DHL’s Supply Chain division saw EBIT decline to €53m in the first quarter of 2015 from €85m the year before despite a 12.4 per cent rise in sales to €3.9bn. The group blamed the profit decline on planned, non-recurring costs for the supply chain optimisation programme.
“The division intends to take advantage of the optimisation program to increase margins to 4 per cent to 5 per cent by 2020 through further standardization, greater efficiency and improved utilisation of economies of scale,” it said.
In the Express division, revenue climbed by 12.5 per cent in the first quarter to €3.2bn and EBIT rose by 20.3 per cent to €332m.
Revenue was also up in the Global Forwarding, Freight division, rising by 7.6 per cent to €3.8bn. However, the division’s operating profit experienced a sharp decline to €17m in the first quarter (2014: €49 million).
“This is due to on-going margin pressure in the overall market, as well as direct and indirect costs related to the transformation program. In the wake of the weak development, the new management of the division will intensively focus on improving the operating performance,” the group said.
For the whole Deutsche Post DHL Group, revenue grew by 8.8 per cent over the prior-year quarter to €14.8bn. Operating profit decreased by 1.0 per cent in the first quarter to €720 million.
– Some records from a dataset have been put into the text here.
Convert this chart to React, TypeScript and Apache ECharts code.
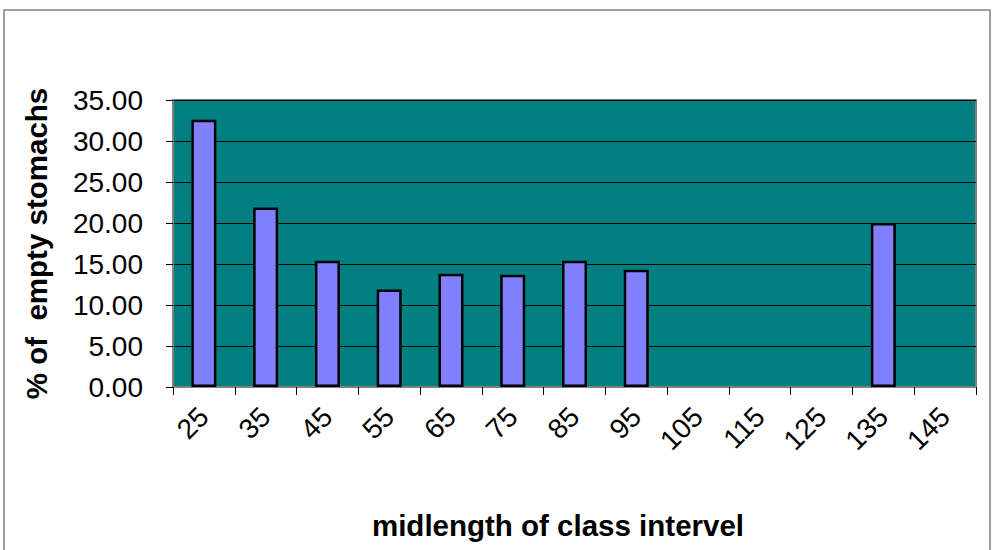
import React, { useEffect, useRef } from "react";
import * as echarts from "echarts";

const categories = ["25", "35", "45", "55", "65", "75", "85", "95", "105", "115", "125", "135", "145"];
const emptyPct: (number | null)[] = [32.6, 21.9, 15.4, 11.9, 13.8, 13.7, 15.4, 14.3, null, null, null, 20.0, null];
const yTicks = { min: 0, max: 35, interval: 5 };
const xTitle = "midlength of class intervel";
const yTitle = "% of  empty stomachs";

export default function App() {
  const ref = useRef<HTMLDivElement>(null);
  useEffect(() => {
    if (!ref.current) return;
    const chart = echarts.init(ref.current, undefined, { renderer: "svg" });
    const font = "Arial, 'Liberation Sans', sans-serif";
    chart.setOption({
      animation: false,
      backgroundColor: "#ffffff",
      graphic: [
        {
          type: "rect",
          shape: { x: 4, y: 10, width: 986, height: 600 },
          style: { fill: "none", stroke: "#808080", lineWidth: 1.5 },
          silent: true,
          z: -10,
        },
      ],
      grid: {
        left: 173,
        top: 100,
        width: 803,
        height: 287,
        show: true,
        backgroundColor: "#008080",
        borderColor: "#808080",
        borderWidth: 2,
      },
      xAxis: {
        type: "category",
        data: categories,
        boundaryGap: true,
        name: xTitle,
        nameLocation: "middle",
        nameGap: 123,
        nameTextStyle: {
          fontFamily: font,
          fontSize: 29.5,
          fontWeight: "bold",
          color: "#000",
          padding: [0, 33, 0, 0],
        },
        axisLine: { show: true, lineStyle: { color: "#808080", width: 2 } },
        axisTick: { show: true, length: 8, lineStyle: { color: "#000", width: 1 } },
        axisLabel: {
          rotate: 45,
          interval: 0,
          margin: 25,
          fontFamily: font,
          fontSize: 28,
          color: "#000",
        },
        splitLine: { show: false },
      },
      yAxis: {
        type: "value",
        min: yTicks.min,
        max: yTicks.max,
        interval: yTicks.interval,
        name: yTitle,
        nameLocation: "middle",
        nameGap: 122,
        nameTextStyle: {
          fontFamily: font,
          fontSize: 29.5,
          fontWeight: "bold",
          color: "#000",
        },
        axisLine: { show: true, lineStyle: { color: "#808080", width: 2 } },
        axisTick: { show: true, length: 7, lineStyle: { color: "#000", width: 1 } },
        axisLabel: {
          margin: 30,
          fontFamily: font,
          fontSize: 28,
          color: "#000",
          formatter: (v: number) => v.toFixed(2),
        },
        splitLine: { show: true, lineStyle: { color: "#000", width: 1 } },
      },
      series: [
        {
          type: "bar",
          data: emptyPct,
          barWidth: 25,
          itemStyle: { color: "#8080FF", borderColor: "#000", borderWidth: 2.5 },
        },
      ],
    });
    return () => chart.dispose();
  }, []);
  return (
    <div
      ref={ref}
      style={{ position: "fixed", left: 0, top: 0, width: 993, height: 550 }}
    />
  );
}
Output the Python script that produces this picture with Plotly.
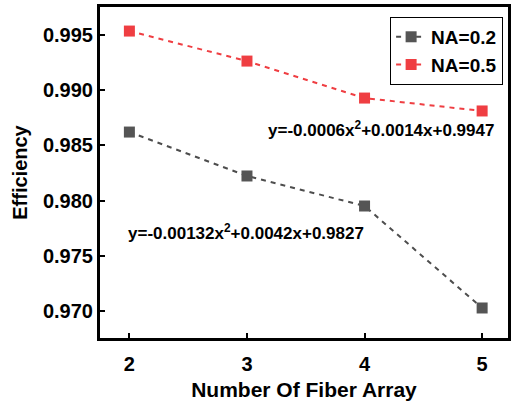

CEO Frank Appel said: “We saw a moderate start to the year, as we expected. Our strategy, aimed at growth in e-commerce and the emerging markets, in particular, is progressing. At the same time, as we transition from Strategy 2015 to our new Strategy 2020, we are now consciously undertaking a number of specific measures.
“These measures will allow us to build a strong base to bring our strategic priorities forward. We are investing significantly to ensure that our four divisions are optimally positioned, even though this is having a temporary impact on our performance, as we previously discussed. Our overarching focus today is on the sustainable, profitable growth of our business.”
* DHL has redesigned its Innovation Centre to speed the development of “game changing new services and collaboration with customers and academia”. It is also opening a second Innovation Centre in Singapore.
The company reckons that the internet of things alone will give the logistics industry an US$1.9 trillion boost, generating US$8 trillion worldwide in value over the next decade. And global distance selling of €616bn in 2013 will grow annually by 10.7 per cent until 2018.
Group CEO Frank Appel said: “Customer-centric innovation is key to two of our major ambitions. One is to play a pioneering role in spearheading the global evolution of logistics which is at the core for the sustainability of our planet.
“Second, to remain the logistics leader by innovating products and services that our customers need most – whether that is to make an e-commerce delivery, design a global supply chain or ship temperature sensitive pharmaceuticals. To achieve this, we will continue to look far into the future, where our goal is to continually strive to convert our innovations into marketable solutions, to make our customers more successful.”
The plan is for the centre to work more collaboratively with customers, experts and academics in many fields.
DHL has a network of more than 50 experts looking at sustainable solutions to keep world trade on the move, creating innovative services and solutions.
In Singapore, the new DHL Innovation Centre will be located within DHL’s US$100m Advanced Regional Centre which is currently under construction.